Last week we saw Gold /GC bounce from 1313.50 blasting through resistance @ 1350 to close at 1375. GDX and other miners had a nice week as well. The next key level to watch will be 1400 for /GC. I expect Gold will hold steady or correct just slightly getting ready to make a major move once again in the coming weeks. Whether you have been in this trade since we spotted the lows around 1180 or since our call last week, Gold still looks good here along with the miners, GDX is another great way to play the Gold rally.

Last week we wrote;

"The markets will correct 15-20%"

The markets definitely started a significant correction opening the week at 1688 and closing the week down about 2% @ 1655.83. This week you can expect at least another 2-4% on the downside for equities as the markets continue to correct from their all-time high 1709 in the S&P 500.

Last week we wrote;

"Bonds will continue to follow equities and sell off and watch for them to test and break the 131'25 low."

Last week we also saw the yield in 10yr & 30yr increase dramatically taking out the old highs. The 10yr yield seems to want to head to 3% and I think it can get there by late this week early next week. It will be interesting to study the effects of a 3% 10yr yield. Will we flatten out at 3% or continue to march higher? Regardless of where the yield heads over the next 6 months a 3% 10yr yield will certainly begin to unwind the housing trade and market, unless there is a sudden boom to wage growth and or jobs growth.

Last week we wrote;

"The tone in the market is poised to shift as fear capitulates."
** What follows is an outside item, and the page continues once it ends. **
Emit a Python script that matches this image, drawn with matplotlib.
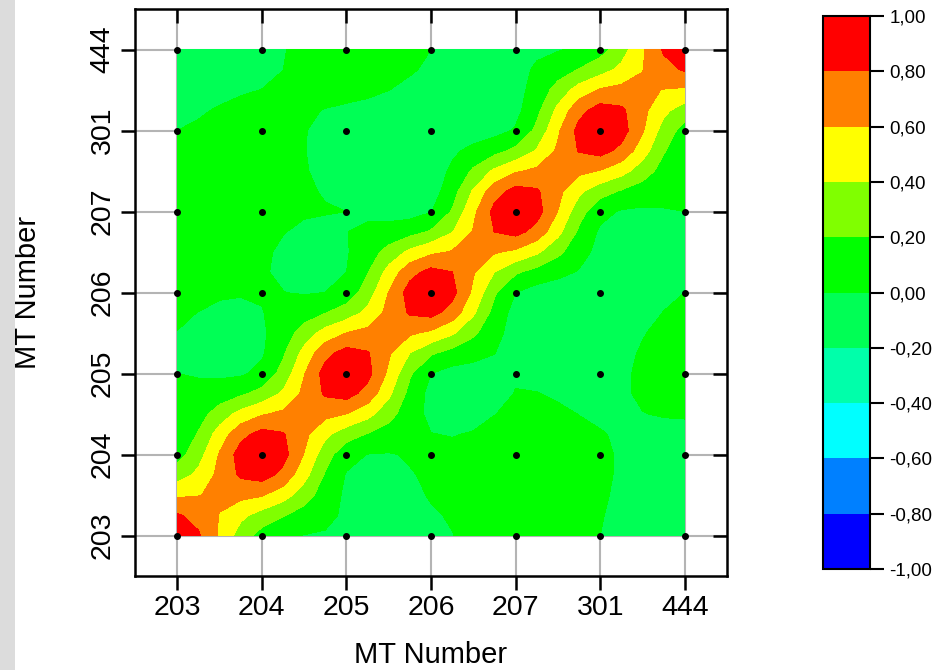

This theme will play out as the week moves on. There is no US data out on Monday or Tuesday that would cause any kind of monumental shift in the markets. I suspect we will see range bound action in anticipation of the FOMC minutes on Wednesday. It is important to note that these minutes will probably take a more dovish tone which should provide a temporary lift to markets unless there is a fundamental change of language that the market is unable to digest in which case we would see a deep selloff. The likely hood of this month's minutes taking a hawkish tone is very low despite a decent unemployment claims number earlier last week.

Indicator Review

High Low Logic Index;

10 Wk Exponential Moving Average- this week: 6.62 vs. 6.39 last week

Still deep in correction territory, and continuing to trend up (bearish), we would expect there to be a low amount of 52 wk highs after this week, allowing the HHLI to come in a bit (bullish). Whether or not this week will prove to be the bottom remains to be seen but it is hard to imagine more than 200 52 wk high being set this week, which would give early indications a bottom is forming.

American Association of Individual Investors- Weekly Sentiment Survey;

Week ending 8/14/2013

Bullish- 34.5%

Neutral- 37.3%

Bearish- 28.2%

Despite the 2% drop last week investors still remain relatively bullish on equities, probably means we have more room the downside. I would like to see at least 1/3 of investors take a bearish tone in the markets before I will consider moving back to a bullish stance on the markets.